# Iroko Bathroom



## orangeid (24 Mar 2013)

Hi There

I was wondering it someone could give me a bit of advice

I looking to build a shelf to go in the shower and planning to use Iroko but I am concerned that as it will get a lot of water on it, Is this a really bad idea ?

I also been looking at finishes and lot of people have recommended Tung oil but will this make it go even darker ? as i want it a as light as possible or as it a oily wood could i get away with not using anything ?

Many Thanks

James


----------



## katellwood (25 Mar 2013)

Freshly sawn Iroko is fairly light however even with no finish it reacts quickly with daylight and will darken quite fast


----------



## kostello (25 Mar 2013)

I think a wooden shelf is likely to be a bad idea........

It's going to get covered in soap scum and stuff and need regular cleaning....


----------



## Chrispy (25 Mar 2013)

If its not to wide or thin and you wet and sand, wet and sand a few times to raise the grain and smooth it down again before you fit this shelf, I think the Iroko would fade to a kind of grey/silver colour over time with the wetting and drying of being in a shower.

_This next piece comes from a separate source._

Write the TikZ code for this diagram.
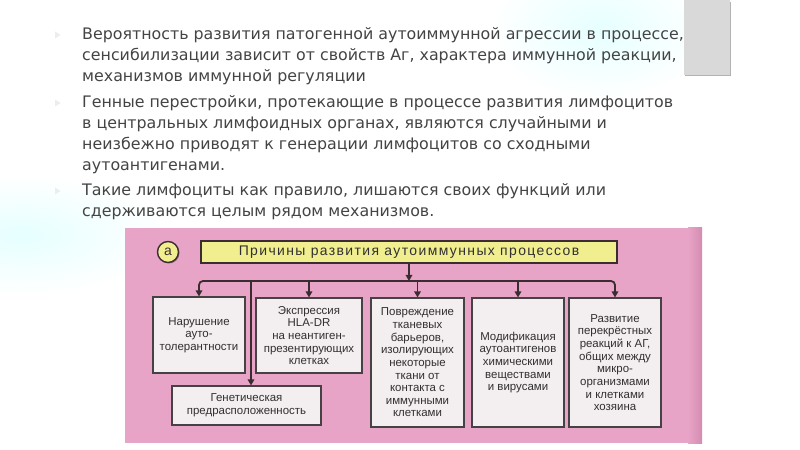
\documentclass[tikz,border=0pt]{standalone}
\usepackage{fontspec}
\setmainfont{Liberation Sans}
\newfontfamily\topfont{DejaVu Sans}
\usetikzlibrary{arrows.meta,shadows}
\definecolor{pinkbg}{RGB}{231,164,198}
\definecolor{pinkedge}{RGB}{212,140,176}
\definecolor{boxfill}{RGB}{243,239,240}
\definecolor{boxline}{RGB}{70,66,68}
\definecolor{yel}{RGB}{240,238,142}
\definecolor{linec}{RGB}{58,44,48}
\definecolor{txt}{RGB}{50,47,49}
\definecolor{toptxt}{RGB}{68,68,68}
\definecolor{grayrect}{RGB}{217,217,217}
\begin{document}
\begin{tikzpicture}[x=1bp,y=-1bp,
  cbox/.style={draw=boxline, line width=1.1bp, fill=boxfill, inner sep=0pt, align=center, text=txt,
    font=\fontsize{11.5}{12.7}\selectfont,
    drop shadow={shadow xshift=1.3bp, shadow yshift=-1.3bp, fill=black, opacity=0.35}},
  conn/.style={draw=linec, line width=1.8bp},
  arr/.style={conn, -{Triangle[length=6bp,width=6.5bp]}},
  topline/.style={anchor=base west, inner sep=0pt, text=toptxt, font=\topfont\fontsize{15.9}{18}\selectfont},
  bul/.style={fill=black!7, draw=none}
]
\useasboundingbox (0,0) rectangle (800,450);
\fill[white] (0,0) rectangle (800,450);
% faint glows
\shade[inner color=cyan!10, outer color=white] (600,30) ellipse (110 and 70);
\shade[inner color=cyan!10, outer color=white] (20,235) ellipse (150 and 60);
% grey tab
\fill[black!30] (685,2) rectangle (731,76.5);
\fill[grayrect] (684,-3) rectangle (730,75);
% bullets
\foreach \yy in {35,103,191}{
  \fill[bul] (55,\yy-3.5) -- (60.5,\yy) -- (55,\yy+3.5) -- cycle;
}
% top text
\node[topline] (p1a) at (82,40) {Вероятность развития патогенной аутоиммунной агрессии в процессе,};
\node[topline] (p1b) at (82,60.7) {сенсибилизации зависит от свойств Аг, характера иммунной реакции,};
\node[topline] (p1c) at (82,81.4) {механизмов иммунной регуляции};
\node[topline] (p2a) at (82,108) {Генные перестройки, протекающие в процессе развития лимфоцитов};
\node[topline] (p2b) at (82,128.7) {в центральных лимфоидных органах, являются случайными и};
\node[topline] (p2c) at (82,149.4) {неизбежно приводят к генерации лимфоцитов со сходными};
\node[topline] (p2d) at (82,170.1) {аутоантигенами.};
\node[topline] (p3a) at (82,196) {Такие лимфоциты как правило, лишаются своих функций или};
\node[topline] (p3b) at (82,216.7) {сдерживаются целым рядом механизмов.};
% pink panel
\fill[pinkbg] (125,228) rectangle (702,443);
\shade[left color=pinkbg, right color=pinkedge] (688,228) rectangle (702,443);
% header
\node[circle, draw=linec, line width=1.4bp, fill=yel, minimum size=21bp, inner sep=0pt,
  font=\fontsize{14}{14}\selectfont, text=linec,
  drop shadow={shadow xshift=1bp, shadow yshift=-1bp, fill=black, opacity=0.35}] (ca) at (168,252) {а};
\node[draw=linec, line width=1.3bp, fill=yel, minimum width=416bp, minimum height=22bp, inner sep=0pt,
  text=txt, font=\fontsize{14}{16}\selectfont\addfontfeature{LetterSpace=10},
  drop shadow={shadow xshift=1.3bp, shadow yshift=-1.3bp, fill=black, opacity=0.35}] (title) at (409,252)
  {Причины развития аутоиммунных процессов};
% boxes
\node[cbox, minimum width=92bp, minimum height=76bp] (b1) at (199,335) {Нарушение\\ауто-\\толерантности};
\node[cbox, minimum width=106bp, minimum height=75bp] (b2) at (309,335.5) {Экспрессия\\HLA-DR\\на неантиген-\\презентирующих\\клетках};
\node[cbox, minimum width=93bp, minimum height=129bp] (b3) at (417.5,362.5) {Повреждение\\тканевых\\барьеров,\\изолирующих\\некоторые\\ткани от\\контакта с\\иммунными\\клетками};
\node[cbox, minimum width=92bp, minimum height=129bp] (b4) at (518,362.5) {Модификация\\аутоантигенов\\химическими\\веществами\\и вирусами};
\node[cbox, minimum width=92bp, minimum height=129bp] (b5) at (615,362.5) {Развитие\\перекрёстных\\реакций к АГ,\\общих между\\микро-\\организмами\\и клетками\\хозяина};
\node[cbox, minimum width=149bp, minimum height=39bp] (gen) at (246.5,405.5) {Генетическая\\предрасположенность};
% connectors
\coordinate (busy) at (0,281);
\coordinate (gx) at (251,281);
\draw[arr, rounded corners=4bp] (title.south |- busy) -| (b1.north);
\draw[arr, rounded corners=4bp] (title.south |- busy) -| (b5.north);
\draw[arr] (title.south) -- (title.south |- busy);
\draw[arr] (b2.north |- busy) -- (b2.north);
\draw[arr] (b3.north |- busy) -- (b3.north);
\draw[arr] (b4.north |- busy) -- (b4.north);
\draw[arr] (gx) -- (gx |- gen.north);
\end{tikzpicture}
\end{document}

That said it may just go black if it doesn't dry out well in-between showers.


----------



## 101wheeler (19 Apr 2013)

Had Iroko worktops in a previous kitchen. Lovely to look at but around the sink you can't get away from water damage however much oil is applied. I think in a shower you'll be up against it and it may start looking a bit 'mankey'!!

Lovely wood though for other uses....


----------



## MarcioWilges (5 Jan 2015)

Wood and moisture never have and never will go well with each other. This is irrespective of the amount of oil you are going to apply because the layers will just wear off gradually anyway. What I use for my estate bathroom is just a set of shelves made of quality plastic with rubber legs. They are perfect for any humid area around the house that experiences a high moisture level on a regular basis.


----------



## paulrockliffe (5 Jan 2015)

I've used Sadolin IP67 2-pack varnish on Iroko for Kitchen worktops and a bathroom cabinet. It's normally used for covering gym floors and the like, but is incredibly hard-wearing. It effectively seals the wood from the environment around it. I can't recommend it highly enough and would think that it's about your best bet for your shelf. 

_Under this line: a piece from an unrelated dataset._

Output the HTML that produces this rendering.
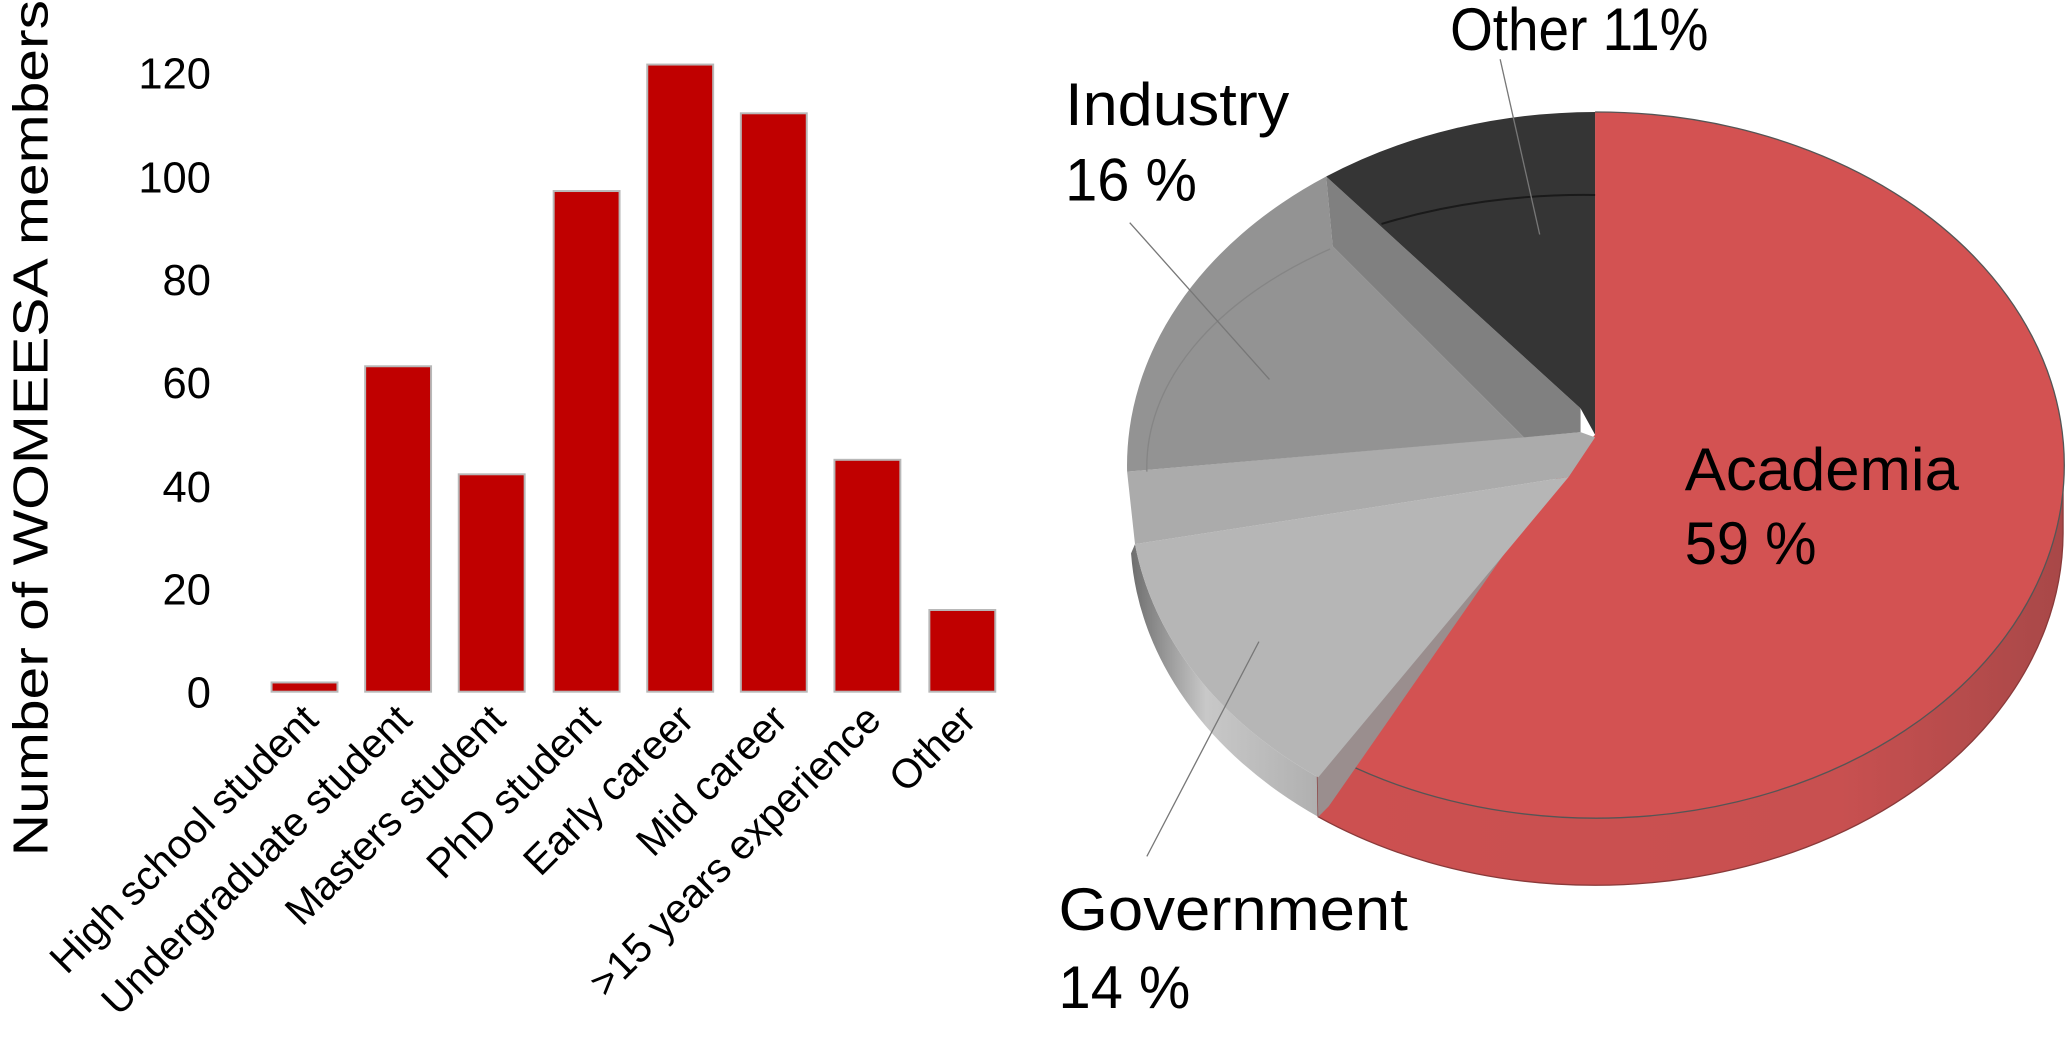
<!DOCTYPE html>
<html><head><meta charset="utf-8"><style>
html,body{margin:0;padding:0;background:#fff;}
svg{display:block;}
text{font-family:"Liberation Sans",Arial,sans-serif;fill:#000;}
</style></head><body>
<svg width="2067" height="1054" viewBox="0 0 1568 800" preserveAspectRatio="none" xmlns="http://www.w3.org/2000/svg">
<defs>
<linearGradient id="rs" x1="0" x2="1" y1="0" y2="0">
<stop offset="0" stop-color="#cc5050"/><stop offset="0.7" stop-color="#c85050"/><stop offset="1" stop-color="#a84848"/>
</linearGradient>
<linearGradient id="gs" x1="0" x2="1" y1="0" y2="0">
<stop offset="0" stop-color="#6e6e6e"/><stop offset="0.4" stop-color="#c8c8c8"/><stop offset="1" stop-color="#b0b0b0"/>
</linearGradient>
</defs>
<!-- Bar chart -->
<text transform="translate(36,325) rotate(-90)" text-anchor="middle" font-size="37" textLength="650" lengthAdjust="spacingAndGlyphs">Number of WOMEESA members</text>
<g font-size="33" text-anchor="end">
<text x="160" y="537">0</text>
<text x="160" y="459">20</text>
<text x="160" y="381">40</text>
<text x="160" y="302">60</text>
<text x="160" y="224">80</text>
<text x="160" y="146">100</text>
<text x="160" y="67">120</text>
</g>
<g fill="#c00000" stroke="#b8b8b8" stroke-width="1.5">
<rect x="206" y="518" width="50" height="7"/>
<rect x="277" y="278" width="50" height="247"/>
<rect x="348" y="360" width="50" height="165"/>
<rect x="420" y="145" width="50" height="380"/>
<rect x="491" y="49" width="50" height="476"/>
<rect x="562" y="86" width="50" height="439"/>
<rect x="633" y="349" width="50" height="176"/>
<rect x="705" y="463" width="50" height="62"/>
</g>
<g font-size="31" text-anchor="end">
<text transform="translate(243,548) rotate(-45)">High school student</text>
<text transform="translate(314,548) rotate(-45)">Undergraduate student</text>
<text transform="translate(385,548) rotate(-45)">Masters student</text>
<text transform="translate(457,548) rotate(-45)">PhD student</text>
<text transform="translate(528,548) rotate(-45)">Early career</text>
<text transform="translate(599,548) rotate(-45)">Mid career</text>
<text transform="translate(670,548) rotate(-45)">&gt;15 years experience</text>
<text transform="translate(742,548) rotate(-45)">Other</text>
</g>
<!-- Pie -->
<path d="M861,413 A355,268 0 0,0 1000,590 L1000,620 A355,268 0 0,1 858,420 Z" fill="url(#gs)"/>
<path d="M1565,353 A355,268 0 0,1 999,568 L1000,620 A355,268 0 0,0 1565,405 Z" fill="url(#rs)" stroke="#8a3a3a" stroke-width="1"/>
<path d="M1210,330 L1210,85 A355,268 0 1,1 999,568 Z" fill="#d35252"/>
<path d="M1210,85 A355,268 0 1,1 999,568" fill="none" stroke="#555" stroke-width="1"/>
<path d="M1210,330 L999,568 L1000,620 L1008,612 L1190,350 Z" fill="#9a8e8e"/>
<path d="M861,413 L1190,362 L1000,590 A355,268 0 0,1 861,413 Z" fill="#b6b6b6"/>
<path d="M855,358 L1199,328 L1210,332 L1190,362 L861,413 Z" fill="#ababab"/>
<path d="M1006,134 A355,268 0 0,0 855,358 L1156,332 L1011,187 Z" fill="#939393"/>
<path d="M1006,134 L1011,187 L1156,332 L1199,328 L1199,310 Z" fill="#808080"/>
<path d="M1210,85 A355,268 0 0,0 1006,134 L1199,310 L1210,330 Z" fill="#353535"/>
<path d="M1210,148 A340,205 0 0,0 1048,170" fill="none" stroke="#1a1a1a" stroke-width="1.5"/>
<path d="M1009,189 A340,205 0 0,0 870,358" fill="none" stroke="#858585" stroke-width="1"/>
<g stroke="#777" stroke-width="1" fill="none">
<line x1="1138" y1="45" x2="1168" y2="178"/>
<line x1="857" y1="169" x2="963" y2="288"/>
<line x1="870" y1="650" x2="955" y2="487"/>
</g>
<g font-size="46">
<text x="1100" y="38" textLength="196" lengthAdjust="spacingAndGlyphs">Other 11%</text>
<text x="808" y="95" textLength="170" lengthAdjust="spacingAndGlyphs">Industry</text>
<text x="808" y="152" textLength="100" lengthAdjust="spacingAndGlyphs">16 %</text>
<text x="1278" y="372" textLength="208" lengthAdjust="spacingAndGlyphs">Academia</text>
<text x="1278" y="428" textLength="100" lengthAdjust="spacingAndGlyphs">59 %</text>
<text x="803" y="706" textLength="265" lengthAdjust="spacingAndGlyphs">Government</text>
<text x="803" y="765" textLength="100" lengthAdjust="spacingAndGlyphs">14 %</text>
</g>
</svg>
</body></html>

I haven't tested it in a shower enclosure, but wouldn't be overly surprised if it was up to the task.


----------



## blackrodd (5 Jan 2015)

MarcioWilges":1u10vkx0 said:


> Wood and moisture never have and never will go well with each other. This is irrespective of the amount of oil you are going to apply because the layers will just wear off gradually anyway. What I use for my estate bathroom is just a set of shelves made of quality plastic with rubber legs. They are perfect for any humid area around the house that experiences a high moisture level on a regular basis.




Hello Marcio and welcome.
Looks like no one else will say anything, Did you see the date on the post immediately before yours?
Maybe you were aware, please come back and introduce you'reself.
Regards Rodders


----------